Married couples in North Carolina contemplating adding a living trust to their estate plan may have a choice: one joint trust or two separate trusts? In most cases, I recommend a separate trust for each spouse, for the following 6 reasons:
- NORTH CAROLINA IS A COMMON LAW PROPERTY STATE. North Carolina is a “common law, ” or “separate property” state. In general, separate trusts are preferred by planners and attorneys in common law property states like North Carolina, and joint trusts are used more frequently in community property states like California.
- SEPARATE PROPERTY STAYS SEPARATE. Many married clients enter into the estate planning process owning a significant amount of separate property. They may own assets that they acquired before the marriage, they may have inherited family farmland, and they may expect to inherit assets or receive gifts from their parents or grandparents in the future. Using a separate trust for each spouse more cleanly keeps their separate assets separate, so that they will be more easily characterized as separate at death or in case of divorce.
- JOINT TRUSTS MAY COMMINGLE SEPARATE PROPERTY. Where separate property (which has not been properly identified and tracked as separate property) is combined by both spouses in a joint trust, it may become “commingled.” Where such property has been commingled, or has become jointly titled in a joint trust, it may be considered by our court system as having been converted from the contributing spouse’s “separate property” to “marital property.” The spouse who contributed the separate property to the joint trust may lose the ability to control it as separate property in case of divorce, or the spouse’s fiduciaries or beneficiaries may lose access to that property following the spouse’s death.
- SEPARATE TRUSTS WORK BEST WITH BLENDED FAMILIES OR WHERE SPOUSES HAVE DIFFERENT TRUST BENEFICIARIES. It is common for spouses to have separate sets of children from prior marriages. Separate trusts allow couples with blended families to each select different primary or secondary trust beneficiaries.

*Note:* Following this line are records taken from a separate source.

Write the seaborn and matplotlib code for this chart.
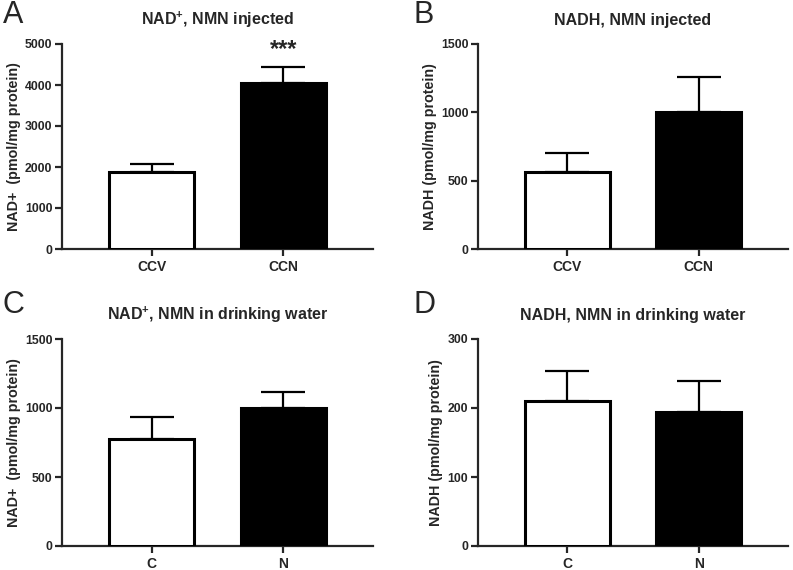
import numpy as np
import pandas as pd
import matplotlib
matplotlib.use("Agg")
import matplotlib.pyplot as plt
import seaborn as sns

# ---- data ----
cats_inj = ["CCV", "CCN"]
cats_dw = ["C", "N"]
nad_inj = [1890, 4060]
nad_inj_err = [190, 380]
nadh_inj = [565, 1002]
nadh_inj_err = [137, 254]
nad_dw = [775, 1000]
nad_dw_err = [162, 118]
nadh_dw = [210, 194]
nadh_dw_err = [44, 45]

titles = [r"NAD$^{\mathbf{+}}$, NMN injected", "NADH, NMN injected",
          r"NAD$^{\mathbf{+}}$, NMN in drinking water", "NADH, NMN in drinking water"]
ylabels = ["NAD+  (pmol/mg protein)", "NADH (pmol/mg protein)",
           "NAD+  (pmol/mg protein)", "NADH (pmol/mg protein)"]
letters = ["A", "B", "C", "D"]
ylims = [5000, 1500, 1500, 300]
yticks = [[0, 1000, 2000, 3000, 4000, 5000], [0, 500, 1000, 1500],
          [0, 500, 1000, 1500], [0, 100, 200, 300]]

sns.set_style("ticks")
plt.rcParams["font.family"] = ["Liberation Sans", "DejaVu Sans"]
plt.rcParams["font.weight"] = "bold"
plt.rcParams["mathtext.fontset"] = "custom"
plt.rcParams["mathtext.rm"] = "Liberation Sans:bold"
plt.rcParams["mathtext.bf"] = "Liberation Sans:bold"

fig = plt.figure(figsize=(7.93, 5.70), dpi=100)
W, H = 793, 570
boxes = [(62, 373, 44, 249), (478, 788, 44, 249), (62, 373, 339, 546), (478, 788, 339, 546)]
letter_pos = [(3, 15), (414, 15), (3, 305), (414, 305)]

panels = [(cats_inj, nad_inj, nad_inj_err), (cats_inj, nadh_inj, nadh_inj_err),
          (cats_dw, nad_dw, nad_dw_err), (cats_dw, nadh_dw, nadh_dw_err)]

for i, ((cats, vals, errs), (l, r, t, b)) in enumerate(zip(panels, boxes)):
    ax = fig.add_axes([l / W, 1 - b / H, (r - l) / W, (b - t) / H])
    df = pd.DataFrame({"group": cats, "value": vals})
    sns.barplot(data=df, x="group", y="value", hue="group",
                palette=["white", "black"], edgecolor="black", linewidth=2.2,
                width=0.65, errorbar=None, legend=False, ax=ax, zorder=3)
    ax.errorbar(range(len(cats)), vals, yerr=[np.zeros(len(errs)), errs],
                fmt="none", ecolor="black", elinewidth=1.6, capsize=15.5,
                capthick=1.6, zorder=2)
    ax.set_xlim(-0.68, 1.68)
    ax.set_ylim(0, ylims[i])
    ax.set_yticks(yticks[i])
    ax.set_xlabel("")
    ax.set_ylabel(ylabels[i], fontsize=10.3, fontweight="bold", labelpad=3)
    ax.set_title(titles[i], fontsize=11.5, fontweight="bold", pad=14)
    sns.despine(ax=ax)
    for sp in ["left", "bottom"]:
        ax.spines[sp].set_linewidth(1.6)
    ax.tick_params(axis="y", labelsize=8.8, width=1.6, length=5, pad=2)
    ax.tick_params(axis="x", labelsize=10, width=1.6, length=5, pad=3)
    for lab in ax.get_xticklabels() + ax.get_yticklabels():
        lab.set_fontweight("bold")
    lx, ly = letter_pos[i]
    fig.text(lx / W, 1 - ly / H, letters[i], fontsize=22, fontweight="normal",
             ha="left", va="center")
    if i == 0:
        ax.text(1, vals[1] + errs[1] + 420, "***", ha="center", va="center",
                fontsize=17, fontweight="bold")

fig.savefig("out.png", dpi=100)
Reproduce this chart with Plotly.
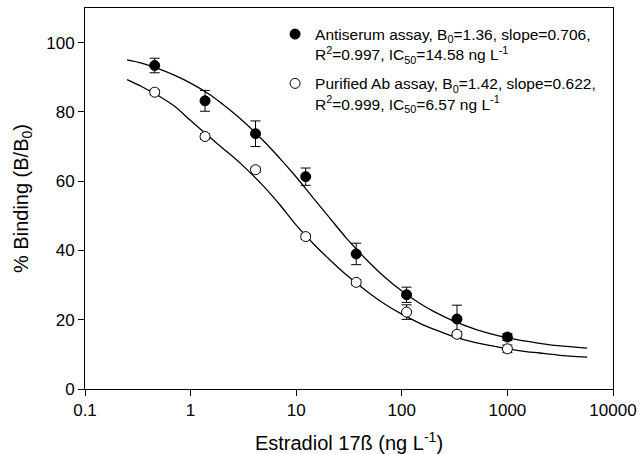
import plotly.graph_objects as go

# Measured points (estradiol concentration, ng/L)
conc = [0.457, 1.37, 4.12, 12.3, 37.0, 111, 333, 1000]
antiserum = [93.4, 83.2, 73.7, 61.3, 39.0, 27.2, 20.2, 15.0]
antiserum_err = [2.1, 3.0, 3.7, 2.5, 3.1, 2.2, 4.0, 1.0]
purified = [85.7, 72.9, 63.3, 44.0, 30.8, 22.2, 15.8, 11.6]
purified_err = [0.8, 0.8, 0.8, 0.8, 0.8, 2.1, 0.8, 1.1]

# Fitted curves
curve_x = [0.25, 0.35, 0.5, 0.7, 1, 1.5, 2, 3, 5, 7, 10, 15, 20, 30, 50, 70,
           100, 150, 200, 300, 500, 700, 1000, 1500, 2000, 3000, 5700]
curve_antiserum = [95.0, 94.0, 92.4, 90.6, 88.3, 85.1, 82.3, 77.9, 71.4, 66.6,
                   61.2, 54.6, 50.0, 43.5, 36.3, 32.1, 28.3, 24.6, 22.4, 19.8,
                   17.2, 15.9, 14.8, 13.8, 13.2, 12.5, 11.8]
curve_purified = [89.3, 87.2, 84.6, 81.7, 77.5, 72.8, 69.6, 65.0, 58.3, 53.2,
                  47.3, 41.5, 37.8, 32.9, 27.5, 24.4, 21.6, 18.9, 17.3, 15.3,
                  13.4, 12.5, 11.6, 10.8, 10.4, 9.8, 9.2]

x_tickvals = [0.1, 1, 10, 100, 1000, 10000]
x_ticktext = ["0.1", "1", "10", "100", "1000", "10000"]
y_tickvals = [0, 20, 40, 60, 80, 100]

name_a = ("Antiserum assay, B<sub>0</sub>=1.36, slope=0.706,<br>"
          "R<sup>2</sup>=0.997, IC<sub>50</sub>=14.58 ng L<sup>-1</sup>")
name_p = ("Purified Ab assay, B<sub>0</sub>=1.42, slope=0.622,<br>"
          "R<sup>2</sup>=0.999, IC<sub>50</sub>=6.57 ng L<sup>-1</sup>")

FONT = "Liberation Sans, Arial, Helvetica, sans-serif"

fig = go.Figure()
fig.add_trace(go.Scatter(x=curve_x, y=curve_antiserum, mode="lines",
                         line=dict(color="black", width=1.3, shape="spline"),
                         showlegend=False, hoverinfo="skip"))
fig.add_trace(go.Scatter(x=curve_x, y=curve_purified, mode="lines",
                         line=dict(color="black", width=1.3, shape="spline"),
                         showlegend=False, hoverinfo="skip"))
fig.add_trace(go.Scatter(x=conc, y=antiserum, mode="markers", name=name_a,
                         legendgroup="a",
                         marker=dict(symbol="circle", size=10, color="black",
                                     line=dict(color="black", width=1)),
                         error_y=dict(type="data", array=antiserum_err,
                                      color="black", thickness=1, width=5)))
fig.add_trace(go.Scatter(x=conc, y=purified, mode="markers", name=name_p,
                         legendgroup="p",
                         marker=dict(symbol="circle", size=10, color="white",
                                     line=dict(color="black", width=1)),
                         error_y=dict(type="data", array=purified_err,
                                      color="black", thickness=1, width=5)))

fig.update_layout(
    width=641, height=454,
    margin=dict(l=85, r=28, t=8, b=65),
    paper_bgcolor="white", plot_bgcolor="white",
    font=dict(family=FONT, color="black", size=17),
    legend=dict(x=0.36, y=0.975, xanchor="left", yanchor="top",
                font=dict(size=15.5, family=FONT), bgcolor="rgba(0,0,0,0)",
                valign="top", itemwidth=30, traceorder="grouped",
                tracegroupgap=6),
    xaxis=dict(type="log", range=[-1, 4], tickvals=x_tickvals,
               ticktext=x_ticktext, ticks="outside", ticklen=6,
               tickcolor="black", showline=True, linecolor="black",
               linewidth=1, mirror=True, showgrid=False, zeroline=False,
               automargin=False, tickfont=dict(size=17),
               title=dict(text="Estradiol 17ß (ng L<sup>-1</sup>)",
                          font=dict(size=20), standoff=18)),
    yaxis=dict(range=[0, 110], tickvals=y_tickvals, ticks="outside",
               ticklen=6, tickcolor="black", showline=True,
               linecolor="black", linewidth=1, mirror=True, showgrid=False,
               zeroline=False, automargin=False, tickfont=dict(size=17),
               title=dict(text="% Binding (B/B<sub>0</sub>)",
                          font=dict(size=20), standoff=12)),
)

fig.write_html("out.html")
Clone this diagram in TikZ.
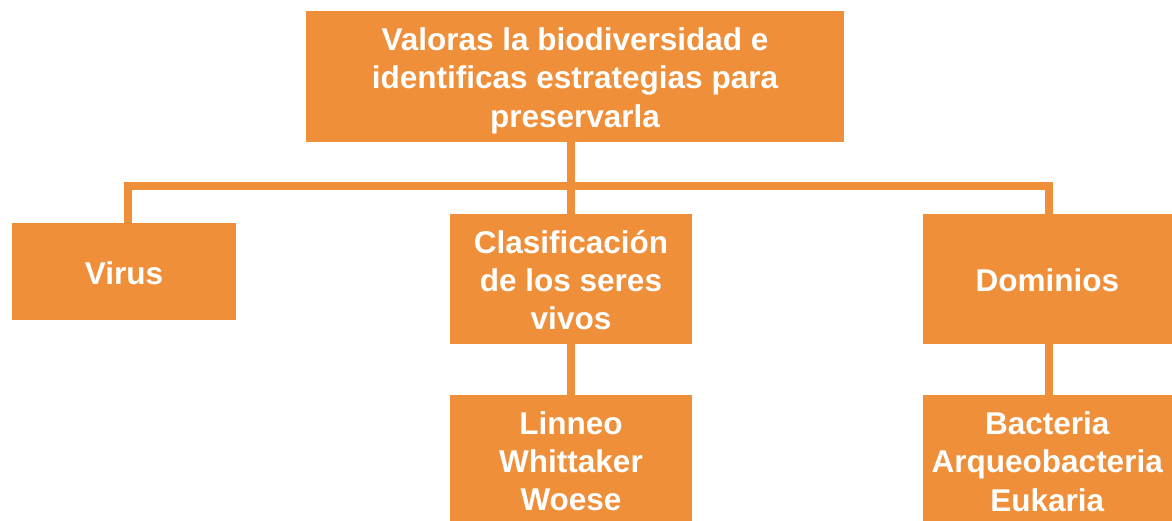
\documentclass[tikz,border=0pt]{standalone}
\usepackage{fontspec}
\setmainfont{Liberation Sans}
\definecolor{orng}{RGB}{239,143,57}
\newcommand\mystrut{\rule[-5.7pt]{0pt}{37.2pt}}
\begin{document}
\begin{tikzpicture}[x=1pt,y=-1pt,
  box/.style={fill=orng, draw=none, inner sep=0pt, align=center, text=white,
    font=\fontsize{31.5}{38}\selectfont\bfseries},
  conn/.style={draw=orng, line width=8pt, line join=miter}]
\useasboundingbox (0,0) rectangle (1172,520);
\node[box, minimum width=538pt, minimum height=130.5pt] (top) at (575,76.25)
  {\mystrut Valoras la biodiversidad e\\identificas estrategias para\\\mystrut preservarla};
\node[box, minimum width=224pt, minimum height=96.5pt] (virus) at (124,271.25) {\mystrut Virus};
\node[box, minimum width=242pt, minimum height=129.5pt] (clas) at (571,278.75)
  {\mystrut Clasificación\\de los seres\\\mystrut vivos};
\node[box, minimum width=249.5pt, minimum height=129.5pt] (dom) at (1047.25,278.75) {\mystrut Dominios};
\node[box, minimum width=242pt, minimum height=129.5pt] (lin) at (571,459.75)
  {\mystrut Linneo\\Whittaker\\\mystrut Woese};
\node[box, minimum width=249.5pt, minimum height=129.5pt] (bac) at (1047.25,459.75)
  {\mystrut Bacteria\\Arqueobacteria\\\mystrut Eukaria};
\coordinate (bar) at (0,186);
\draw[conn] ([xshift=4pt]virus.north) -- ([xshift=4pt]virus.north |- bar)
  -- ([xshift=2pt]dom.north |- bar) -- ([xshift=2pt]dom.north);
\draw[conn] (clas.north) -- (clas.north |- top.south);
\draw[conn] (clas.south) -- (lin.north);
\draw[conn] ([xshift=2pt]dom.south) -- ([xshift=2pt]bac.north);
\end{tikzpicture}
\end{document}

- CONSUMER DEBT PROTECTION. With a joint trust, all of the assets of both spouses may be endangered by the debts of just one spouse. But if separate trusts are used, the separate assets of the uninvolved spouse may be protected from the creditors of the indebted spouse. This protection may be limited in certain cases however– if the debt involves certain “necessities” such as food or medical care, the North Carolina “necessities doctrine” provides that both spouses may be responsible for the debt.
- LIABILITY PROTECTION. Where separate trusts are used, if one member of a couple is involved in a car wreck which creates liability, the uninvolved separate assets of the other spouse within the other spouse’s separate trust may be protected against that liability.
Joint trusts may still be appropriate for married couples in some cases, but for the above 6 reasons, separate trusts are the most flexible choice for married couples in North Carolina, and allow each spouse to have better control over their separate assets.